There are also four figures of four ordinary soldiers, heads bowed, and rifles reversed, standing on a ledge above an octagonal pedestal. It was originally to have had four females standing between the soldiers, but these were lost to save money.

The cost of the memorial was £5,345, funds coming from the Lord Mayor’s Appeal, fund-raising performances at Sheffield’s 44 theatres, music halls and cinemas, collection boxes in shops, the university and schools, a “Flag day” and a contribution from the British War Graves Association.

The bronze was cast by Conrad Parlanty Castings Ltd of Herne Bay, while the flagpole was made by Earle’s Shipbuilders and Engineers, Hull.
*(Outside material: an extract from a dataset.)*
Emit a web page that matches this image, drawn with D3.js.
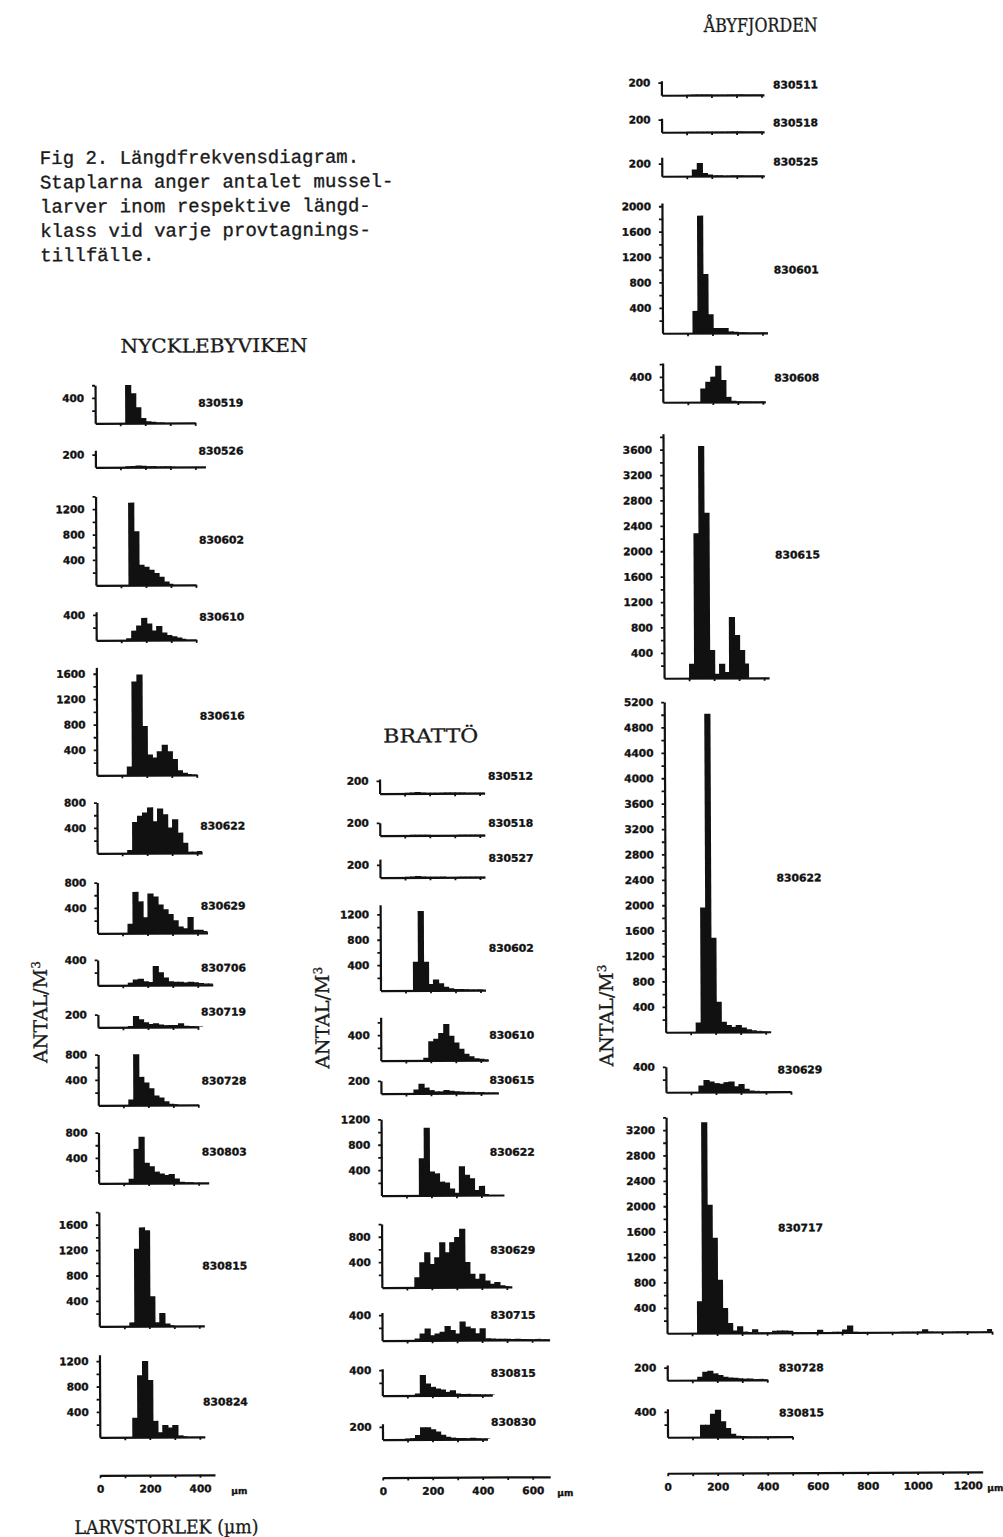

The flagpole arrived at The Wicker by rail, occupying six trucks, and was manoeuvred through the streets using steam-tractors during the early hours of the morning. It was designed to be the same height as the City Hall (opened in 1932) and was set 20-feet into the ground for stability.

The City War Memorial was unveiled on 28 October 1925, by Lieutenant-Colonel Sir Charles H. Harington, GBE, KCB, DSO.

During the December Blitz of 1940, a bomb exploded near its base, causing the six-ton bronze base to shift five inches out of position. It was repaired in 1949, parts of the memorial dismantled and taken to Herne Bay at a cost of £680.

In 2005, the memorial was assessed, and a £60,000 programme of essential repairs carried out by Rupert Harris Conservation. The mast was treated for corrosion and repainted, and the crown and ball at the top of the mast re-gilded using 24-carat gold leaf.

Interestingly, the 1940 shrapnel damage remains, kept as a reminder of the memorial’s history and purpose.